Folha de S. Paulo


Na fronteira

Um tiroteio na fronteira entre a Venezuela e a Colômbia acendeu o pavio da mais recente crise internacional de nossa vizinhança.

De olho nas eleições de dezembro, Nicolás Maduro esticou a corda. Denunciou os cidadãos colombianos como fonte de criminalidade e contrabando, expulsando mil deles do país. Outros 5.000 saíram com medo. Se a situação piorar, há risco de uma grave crise humanitária.

O problema é artificial e, como todos sabem, manter a fronteira fechada é insustentável porque aquela é uma área de enorme dinamismo econômico. Além disso, 4 milhões de colombianos vivem na Venezuela, gerando um caldo de insatisfação difícil de controlar. Até dezembro, porém, Maduro não tem incentivo algum para reverter as coisas. Sua aposta é arriscada porque uma escalada de violência nunca é fácil de conter.

Se errar na mão, pode reprisar o filme de Galtieri, o general argentino que se lançou à conquista das Malvinas.

Nessas circunstâncias, o governo colombiano assiste à crise de mãos atadas. O presidente Juan Manuel Santos investiu muito na aproximação com a Venezuela e, agora, uma reversão poderia feri-lo nas eleições que enfrentará no próximo dia 25 de outubro.

Santos ainda padece de falta de apoio externo.

Anteontem, ele não conseguiu obter o apoio da OEA e, ontem, ficou claro que a Unasul tampouco virá a seu resgate de modo decisivo.

Para Santos, a opção factível é empurrar com a barriga até dezembro, pedindo aos céus para que a violência contra cidadãos colombianos não chegue ao ponto de forçá-lo a reagir.

Qual o papel do Brasil nessa história?

No Planalto, ninguém esconde exasperação com a diplomacia venezuelana. Os adjetivos utilizados para caracterizá-la não cabem nas páginas deste jornal, que é lido por toda a família.
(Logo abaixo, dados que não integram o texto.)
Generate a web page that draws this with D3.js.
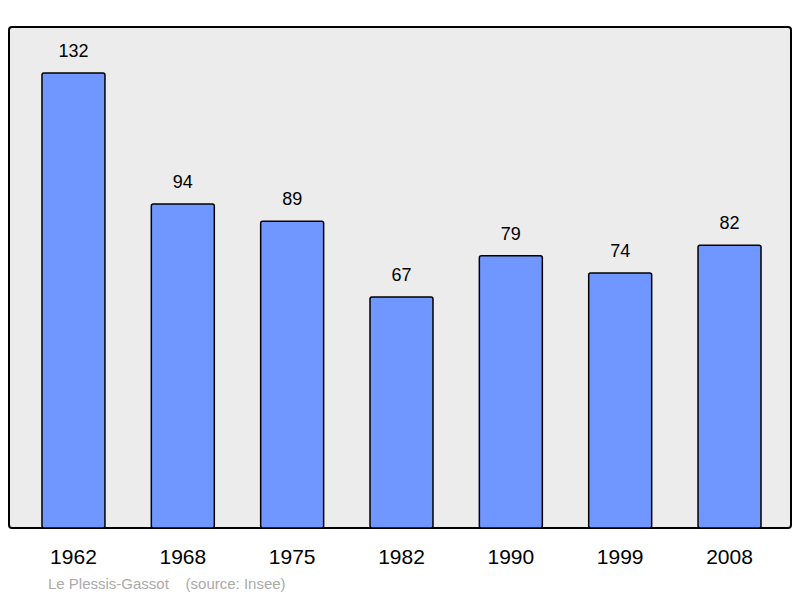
<!DOCTYPE html>
<html><head><meta charset="utf-8">
<script src="https://cdn.jsdelivr.net/npm/d3@7"></script>
<style>body{margin:0;background:#fff}</style>
</head><body><div id="chart"></div>
<script>
var years = ["1962", "1968", "1975", "1982", "1990", "1999", "2008"];
var population = [132, 94, 89, 67, 79, 74, 82];

var svg = d3.select("#chart").append("svg").attr("width", 800).attr("height", 598)
  .style("font-family", "Liberation Sans, Arial, sans-serif");

svg.append("rect").attr("x", 9).attr("y", 27).attr("width", 782).attr("height", 501)
  .attr("rx", 3).attr("fill", "#ececec").attr("stroke", "#000").attr("stroke-width", 2);

var x = d3.scaleBand().domain(years).range([18.8, 784.2]).paddingInner(0.424).paddingOuter(0.212);
var y = d3.scaleLinear().domain([0, 132]).range([528, 73]);

svg.selectAll(".bar").data(population).enter().append("rect")
  .attr("x", (d, i) => x(years[i])).attr("y", d => y(d))
  .attr("width", x.bandwidth()).attr("height", d => 528 - y(d))
  .attr("rx", 2).attr("fill", "#7097ff").attr("stroke", "#000").attr("stroke-width", 1.5);

svg.selectAll(".val").data(population).enter().append("text")
  .attr("x", (d, i) => x(years[i]) + x.bandwidth() / 2).attr("y", d => y(d) - 16)
  .attr("text-anchor", "middle").attr("font-size", 18).text(d => d);

svg.selectAll(".yr").data(years).enter().append("text")
  .attr("x", d => x(d) + x.bandwidth() / 2).attr("y", 564)
  .attr("text-anchor", "middle").attr("font-size", 21).text(d => d);

svg.append("text").attr("x", 48).attr("y", 589).attr("font-size", 15).attr("fill", "#aaa")
  .attr("xml:space", "preserve").text("Le Plessis-Gassot    (source: Insee)");
</script></body></html>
No entanto, ninguém em Brasília está disposto a entrar na briga. Ouve-se que fazê-lo poderia deteriorar o relacionamento com Caracas às vésperas de uma difícil eleição e até mesmo insuflar Maduro ainda mais.

Isso dito, há medidas específicas que o governo brasileiro pode tomar em repúdio sutil à patacoada venezuelana. O cenário ideal para tanto é a visita oficial de Dilma à Colômbia, em 5 de outubro próximo.

A presidente pode pousar em Bogotá com dois acordos hoje emperrados do lado brasileiro –um sobre comércio fronteiriço e outro sobre direito de residência.

Ela ainda pode assinar um ambicioso instrumento de facilitação de investimentos, que está quase pronto.

Acima de tudo, pode chegar bem preparada para responder às perguntas inconvenientes que lhe farão sobre o espinhoso aliado venezuelano.